At other times: “Armed only with an entrenching tool, he had time after time, dashed in among the firing line when the Turks threatened to break through, encouraging his men with his words and example. He was firmly resolved that the Regiment would rather perish than yield the hill”.9 Many years after the war, a Wellington Battalion veteran could clearly recall how Malone “was here and there, everywhere encouraging the troops, exposed himself to enemy fire and showing tremendous courage".10

At about 5pm Malone was killed by shrapnel from an artillery shell, probably fired by a Royal Navy warship or a New Zealand howitzer. A few hours later the Wellington Battalion was relieved and withdrew from Chunuk Bair. The Wellington Battalion had been destroyed. Fewer than 10 percent of the 760 men who had seized the hill in the morning walked off Chunuk Bair. William Malone has no known grave and, like those of more than 300 of his men, his name is recorded on the New Zealand Memorial to the Missing on Chunuk Bair. He had gone into the battle expecting to die. On the eve of the offensive he wrote to his wife that:

I am prepared for death, and hope that God will have forgiven me all my sins.
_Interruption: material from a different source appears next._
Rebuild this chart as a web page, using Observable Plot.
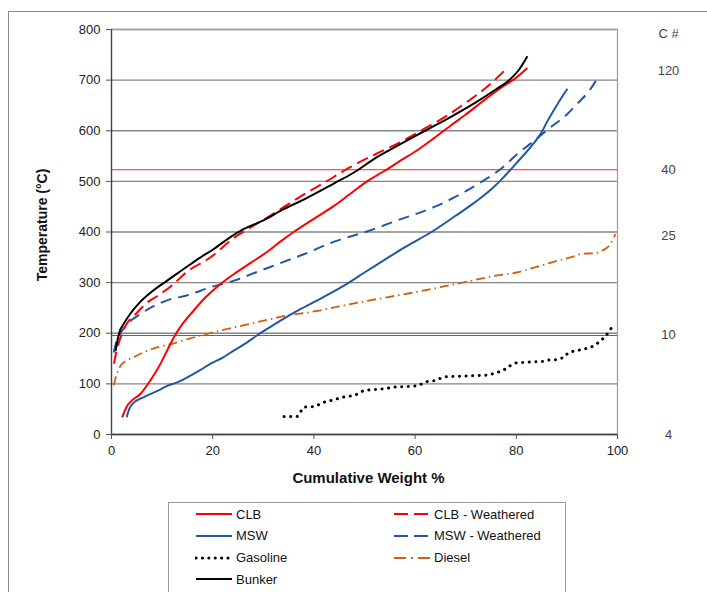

My desire for life, so that I may see and be with you again, could not be greater, but I have only done what every man was bound to do in our country’s need. It has been a great consolation to me that you approved my action. The sacrifice was really yours. May you be consoled and rewarded by our dear Lord.11

Malone's good service at the start of the Gallipoli campaign had been recognized in May 1915 with a mention in dispatches.12 Around this time it appears that he was also recommended for the award the Distinguished Service Order (DSO). It is typical of Malone that after he learnt of the recommendation he wrote to his wife that "I am sure, I was going to say I think, you will be glad to know this. I can’t say that I feel that I deserve it. I did my job and worked hard, as I hope I always do and will".13 Because the DSO could not at that time be given posthumously, it is probable that Malone’s DSO never eventuated because he was killed before the necessary administrative work had been completed. After his death Malone was mentioned in dispatches for a second time. Because of the way the honours system operated in 1915, the only awards that Malone could have received posthumously were a mention in dispatches or the Victoria Cross. From what we know of Malone's conduct on Chunuk Bair the award of the British Empire's highest award for gallantry would have been appropriate. There are, however, strict rules about the evidence required before a Victoria Cross can be awarded and, in addition, the commander of the New Zealand Expeditionary Force, Major-General Sir Alexander Godley, was personally opposed to officers receiving the Victoria Cross.14 Only a very few of the many members of the Wellington Battalion who behaved with great bravery on Chunuk Bair were subsequently recognised by the award of gallantry decorations. This caused a great deal of bitterness amongst surviving members of the battalion.15

Johnston's report on the operations of his brigade during the August Offensive substantially downplayed the achievements of Malone and his battalion. For many years Malone's outstanding leadership and extraordinary courage were known to only a few people, but in recent years, in large part thanks to the detailed diary he kept and many letters he wrote during the campaign, it has become widely recognized that William Malone was a hero and a great New Zealander.

Footnotes

1. John Crawford with Peter Cooke eds., No Better Death: The Great War Diaries and Letters of William G Malone (2nd edition, Auckland: Exisle, 2014), 19-38.
2. Ibid., diary entry 29 April 1915, 169.
3. Ibid., diary entry 27 April 1915, 166.
4. Ibid., diary entry 8 May 1915, 182.
5. Ibid., diary entry 4 August 1915, 294.
6. Ibid., 307.
7. K.M. Stevens quoted in Harper and Richardson, 90.
8. W.H. Hastings quoted in No Better Death, 316
9. W.H. Cunningham, C.A.L. Treadwell, J.S. Hanna, The Wellington Regiment NZEF 1914-1919, Wellington, 1928, 75.
10. No Better Death, quoting Daniel Curham, 320.
11. Ibid., Malone to wife, 8.10 pm 5 August 1915, 297.
12. London Gazette, 5 August 1915, 7669.
13. No Better Death, letter to Mater/Ida, 27 May 1915, 220.
14. Glyn Harper and Colin Richardson, In the Face of the Enemy: The Complete History of Victoria Cross and New Zealand (Auckland, 2006), 89-90.
15. Cunningham to Hughes, 23 February 1916, MS-Papers-4192, ATL; No Better Death, 320.